I really do think it's time for Mercury to support the proper DSN ESMTP mechanism and format (it's nearly there!) in both server and client code, and in Pegasus Mail as "Confirm Delivery" instead of using the now obsolete Return-Receipt-To that many mailers don't even listen to anymore. Also, see Disposition-Notification-To for "Confirm reading" for the same reasons. It'd bring Mercury in line with the big players and make parsing errors it generates easier for mailing list software. Added points for getting the list server to do same. See these standards documents:
* Hansen, T., Ed., and G. Vaudreuil, Ed., "Message Disposition Notification", RFC 3798, May 2004.
* Moore, K., "Simple Mail Transfer Protocol (SMTP) Service Extension for Delivery Status Notifications (DSNs)", RFC 3461, January 2003.
* Vaudreuil, G., "The Multipart/Report Content Type for the Reporting of Mail System Administrative Messages", RFC 3462, January 2003.
* Vaudreuil, G., "Enhanced Mail System Status Codes", RFC 3463, January 2003.
* Moore, K. and G. Vaudreuil, "An Extensible Message Format for Delivery Status Notifications", RFC 3464, January 2003.
* Hansen, T. and J. Klensin, "A Registry for SMTP Enhanced Mail System Status Codes", BCP 138, RFC 5248, June 2008.
You may want, but I think it essentially optional, to also implement this while you're about it:
* Freed, N., "SMTP Service Extension for Returning Enhanced Error Codes", RFC 2034, October 1996.
And now, ESMTP command pipelining.
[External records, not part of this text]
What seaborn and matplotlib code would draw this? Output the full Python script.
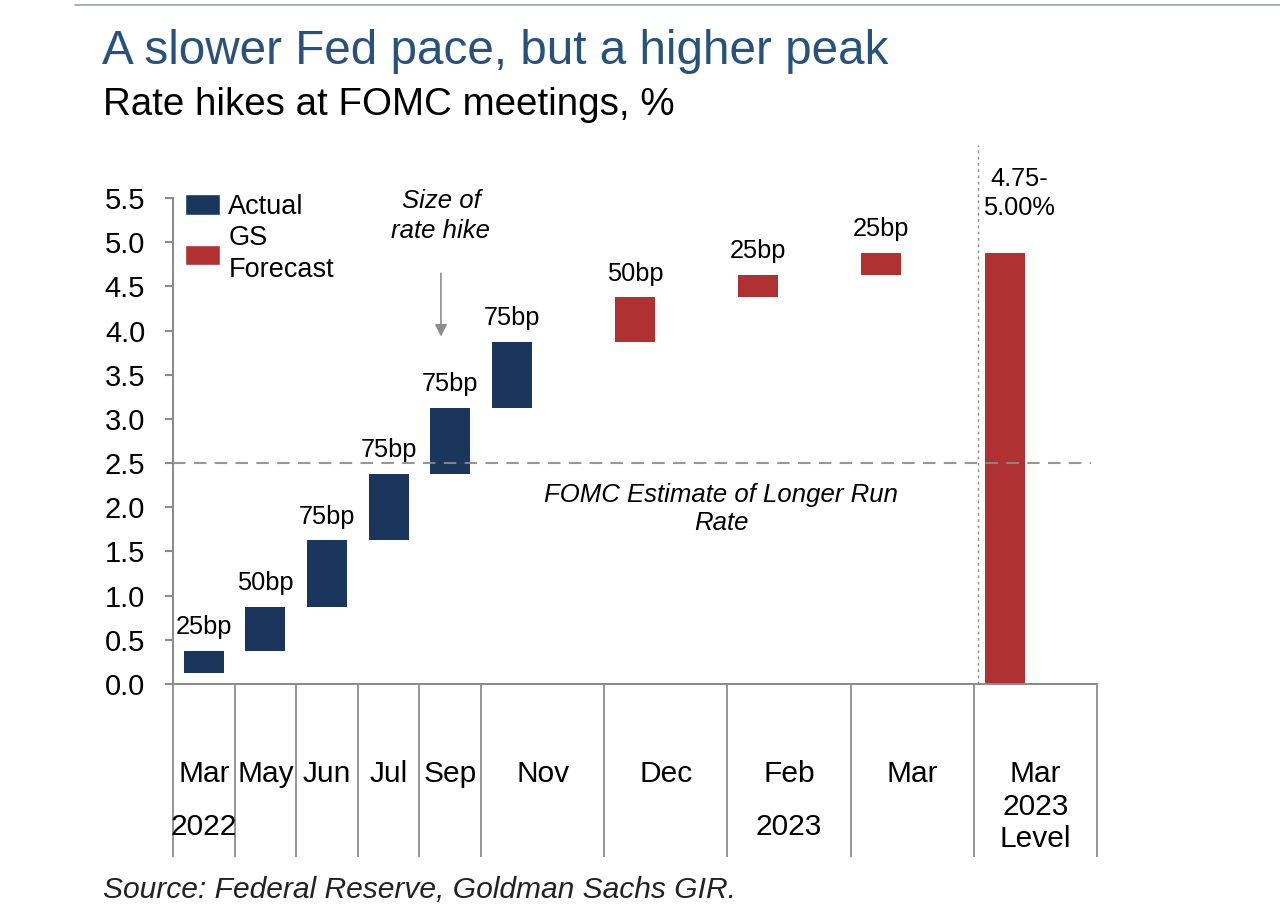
import numpy as np
import pandas as pd
import seaborn as sns
import matplotlib
matplotlib.use("Agg")
import matplotlib.pyplot as plt
from matplotlib.patches import Patch
from matplotlib.lines import Line2D
import matplotlib.transforms as mtransforms

# --- data ---
months = ["Mar", "May", "Jun", "Jul", "Sep", "Nov", "Dec", "Feb", "Mar", "Mar\n2023\nLevel"]
hike_bp = [25, 50, 75, 75, 75, 75, 50, 25, 25]
kind = ["Actual"] * 6 + ["GS Forecast"] * 3
start_level = 0.125          # midpoint of 0-0.25% before the first hike
longer_run = 2.5             # FOMC longer run estimate
level_text = "4.75-\n5.00%"
years = {"2022": 0, "2023": 7}   # index of month under which the year sits

# --- layout ---
slot_w = [1, 1, 1, 1, 1, 2, 2, 2, 2, 2]
bar_w = 0.65
navy = "#1b365d"
red = "#b03131"
grey = "#8c8c8c"

edges = np.concatenate([[0], np.cumsum(slot_w)])
bar_x = edges[:-1] + 0.5
slot_mid = edges[:-1] + np.array(slot_w) / 2

tops = start_level + np.cumsum(hike_bp) / 100
bottoms = tops - np.array(hike_bp) / 100
level = tops[-1]

df = pd.DataFrame({"pos": bar_x[:-1], "hike": np.array(hike_bp) / 100,
                   "bottom": bottoms, "top": tops, "kind": kind})
df_level = pd.DataFrame({"pos": [bar_x[-1]], "hike": [level], "bottom": [0.0]})

sns.set_theme(style="white")
plt.rcParams["font.family"] = ["Liberation Sans", "DejaVu Sans"]
plt.rcParams["text.color"] = "black"

fig = plt.figure(figsize=(12.8, 9.23), dpi=100)
ax = fig.add_axes([173 / 1280, 1 - 684 / 923, 924 / 1280, 539 / 923])

act = df[df["kind"] == "Actual"]
fc = pd.concat([df[df["kind"] == "GS Forecast"], df_level], ignore_index=True)
for part, col in [(act, navy), (fc, red)]:
    spacing = np.diff(part["pos"].values).min()
    sns.barplot(data=part, x="pos", y="hike", bottom=part["bottom"].values,
                native_scale=True, width=bar_w / spacing, color=col,
                saturation=1, errorbar=None, linewidth=0, ax=ax)

ax.set_xlim(0, 15)
ax.set_ylim(0, 6.1)
ax.set_xlabel("")
ax.set_ylabel("")

# axes styling
for s in ["top", "right"]:
    ax.spines[s].set_visible(False)
for s in ["left", "bottom"]:
    ax.spines[s].set_color(grey)
    ax.spines[s].set_linewidth(1.5)
ax.spines["left"].set_bounds(0, 5.5)
ax.set_yticks(np.arange(0, 5.51, 0.5))
ax.set_yticklabels([f"{v:.1f}" for v in np.arange(0, 5.51, 0.5)])
ax.tick_params(axis="y", left=True, length=6, width=1.5, color=grey,
               pad=14, labelsize=21, labelcolor="black")
ax.set_xticks(slot_mid)
ax.set_xticklabels(months)
ax.tick_params(axis="x", bottom=False, length=0, pad=55, labelsize=21.5,
               labelcolor="black")
for lbl in ax.get_xticklabels():
    lbl.set_linespacing(1.2)

# category separators below the axis
trans = mtransforms.blended_transform_factory(ax.transData, ax.transAxes)
ax.vlines(edges, -0.321, 0, transform=trans, color=grey, lw=1.3, clip_on=False)
for yr, i in years.items():
    ax.text(slot_mid[i], -0.265, yr, transform=trans, ha="center", va="center",
            fontsize=21.5)

# reference lines
ax.axhline(longer_run, xmin=0, xmax=14.9 / 15, color=grey, lw=1.5,
           dashes=(6, 4), zorder=5, alpha=0.9)
ax.axvline(13.07, color=grey, lw=1, ls=(0, (2, 2.5)), zorder=1)

# hike size labels
for x, t, bp in zip(bar_x, tops, hike_bp):
    ax.text(x, t + 0.27, f"{bp}bp", ha="center", va="center", fontsize=18.3)
ax.text(13.73, 5.55, level_text, ha="center", va="center", fontsize=18.3,
        linespacing=1.3)

# annotations
ax.text(4.35, 5.3, "Size of\nrate hike", ha="center", va="center",
        fontsize=18.5, style="italic", linespacing=1.3)
ax.annotate("", xy=(4.35, 3.9), xytext=(4.35, 4.68),
            arrowprops=dict(arrowstyle="-|>", color=grey, lw=1.2,
                            mutation_scale=18))
ax.text(8.9, 1.98, "FOMC Estimate of Longer Run\nRate", ha="center",
        va="center", fontsize=18.5, style="italic", linespacing=1.25)

# legend
handles = [Patch(facecolor=navy), Patch(facecolor=red)]
ax.legend(handles, ["Actual", "GS\nForecast"], loc="upper left",
          bbox_to_anchor=(0.013, 0.909), frameon=False, fontsize=19.5,
          borderpad=0, borderaxespad=0, handlelength=1.3, handleheight=0.8,
          handletextpad=0.3, labelspacing=0.2)
for t in ax.get_legend().get_texts():
    t.set_linespacing(1.3)

# titles and source
fig.add_artist(Line2D([75 / 1280, 1], [1 - 5 / 923] * 2, color="#9aa4ad", lw=1.2))
fig.text(102 / 1280, 1 - 52 / 923, "A slower Fed pace, but a higher peak",
         fontsize=34.3, color="#29527a", va="center")
fig.text(103 / 1280, 1 - 105 / 923, "Rate hikes at FOMC meetings, %",
         fontsize=27.7, color="black", va="center")
fig.text(103 / 1280, 1 - 890 / 923, "Source: Federal Reserve, Goldman Sachs GIR.",
         fontsize=21.6, style="italic", color="#222222", va="center")

fig.savefig("out.png", dpi=100)
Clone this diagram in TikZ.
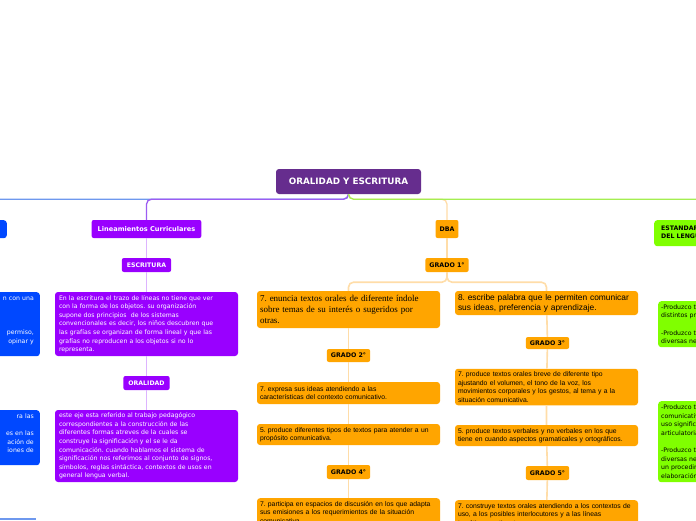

Again, for speedy handling of mailing lists especially. This depends on how you do things, of course, and there are some issues to be aware of, but from experimentation your server is already there and need only advertise the extension to permit clients to blast - even if you won't return the favour, you at least handle it and, thanks to TCP_NODELAY not having been set, may even be already doing it yourself! The client, well, that's over to you. If you can connect to a host and blast a load of recipients that the host is supposed to handle, you should! For instance, a non-VERP list, for which the return address is software you've written to handle DSNs and pass the rest onto the Postmaster (or handle MTA-specific bounce formats like QSBMF as well if you fancy) gains both the throughput advantages of SMTP and yet in many instances the automatic ability to identify offending bouncers!
Here's the reference:
* Freed, N., "SMTP Service Extension for Command Pipelining", STD 60, RFC 2920, September 2000.
In your own time. And thanks for Mercury!